The new look programme programme introduced computer graphics and a two-presenter format. In line with the BBC News trend at the time, it also moved away from any obvious corporate or generic image.
By 1985 the look of the Nine o’Clock News was horrendously dated (clip of the programme in 1982, with the style of presentation still in use by 1985). The graphics still came off 35mm slides and the beige set looked, as one presenter later said, about as sophisticated as Albanian state TV.
It was only 4 years since the programme’s last revamp but in that time graphics had moved on enormously. Overnight in 1985 the programme became much more contemporary in appearance.
Interestingly – and possibly unintentionally – the new logo was reminiscent of the Nine’s previous spell with two presenters in the early 70s.

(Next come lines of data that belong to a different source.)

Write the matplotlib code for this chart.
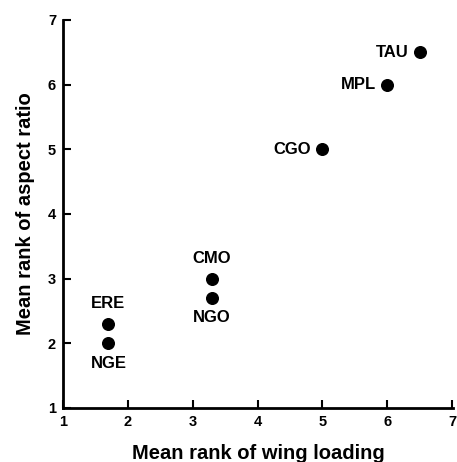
import matplotlib.pyplot as plt

plt.rcParams['font.family'] = ['Liberation Sans', 'DejaVu Sans']

species = ["TAU", "MPL", "CGO", "CMO", "NGO", "ERE", "NGE"]
wing_loading = [6.5, 6.0, 5.0, 3.3, 3.3, 1.7, 1.7]
aspect_ratio = [6.5, 6.0, 5.0, 3.0, 2.7, 2.3, 2.0]
label_pos = ["left", "left", "left", "above", "below", "above", "below"]

fig = plt.figure(figsize=(4.57, 4.62), dpi=100)
ax = fig.add_axes([0.138, 0.117, 0.854, 0.840])

ax.scatter(wing_loading, aspect_ratio, s=70, color="black", zorder=3)

for name, x, y, pos in zip(species, wing_loading, aspect_ratio, label_pos):
    if pos == "left":
        ax.annotate(name, (x, y), xytext=(-8, 0), textcoords="offset points",
                    ha="right", va="center", fontsize=12, fontweight="bold")
    elif pos == "above":
        ax.annotate(name, (x, y), xytext=(0, 9), textcoords="offset points",
                    ha="center", va="bottom", fontsize=12, fontweight="bold")
    else:
        ax.annotate(name, (x, y), xytext=(0, -9), textcoords="offset points",
                    ha="center", va="top", fontsize=12, fontweight="bold")

ax.set_xlim(1, 7.02)
ax.set_ylim(1, 7)
ax.set_xticks(range(1, 8))
ax.set_yticks(range(1, 8))
ax.spines["top"].set_visible(False)
ax.spines["right"].set_visible(False)
for s in ["left", "bottom"]:
    ax.spines[s].set_linewidth(2)
ax.tick_params(direction="in", length=6, width=1.5, labelsize=10.5, pad=5)
for lbl in ax.get_xticklabels() + ax.get_yticklabels():
    lbl.set_fontweight("bold")

ax.set_xlabel("Mean rank of wing loading", fontsize=14.5, fontweight="bold", labelpad=11)
ax.set_ylabel("Mean rank of aspect ratio", fontsize=14.5, fontweight="bold", labelpad=9)

fig.savefig("out.png", dpi=100)
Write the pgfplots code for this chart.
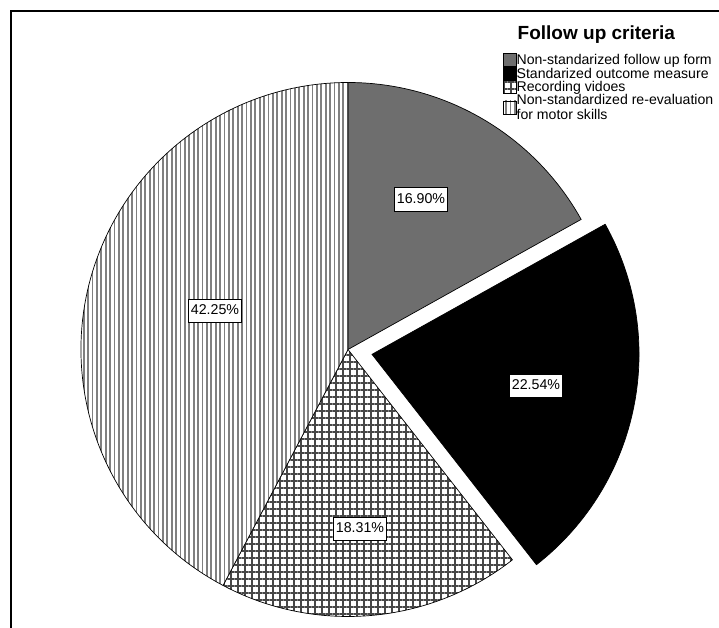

The look owed much to the Six o’Clock News which was launched a year earlier (example from late-1986). The graphics were similar but not the same. The modern Six really showed up the dated Nine.
True, the Nine’s “space invaders” title sequence has now aged badly but it was bold at the time.
Interestingly the sequence is actually more sophisticated than it might seem. A series of visual dots and dashes head into London then they join together and are disseminated (example from early 1987).
This is not unlike the basic premise of the very different Lambie-Nairn titles introduced for the Nine three years later. Despite its success, the 1985 revamp was not to last.
The Nine was to be the flagship for John Birt’s transformation of BBC journalism after 1987.
From about October 1987, there was a notable change in the content of the programme – there was even more analysis and fewer lighter stories near the end – but there were no significant superficial changes.
Then in October 1988 came a rebranding which also restored a single presenter format. Indeed the actual format after 1988 was much closer to the one abandoned in 1985 although the content had evolved and the programme’s visual execution was much more contemporary and sophisticated.
Looking back, the 1985 look and feel may almost look like a temporary deviation from the more traditional format of the BBC’s flagship news bulletin.
But at the time the changes seemed successful. The only question is why a flagship programme was ever allowed to become so dated that it needed such a radical relaunch. Could modern graphics and a less utilitarian set simply have been introduced anyway?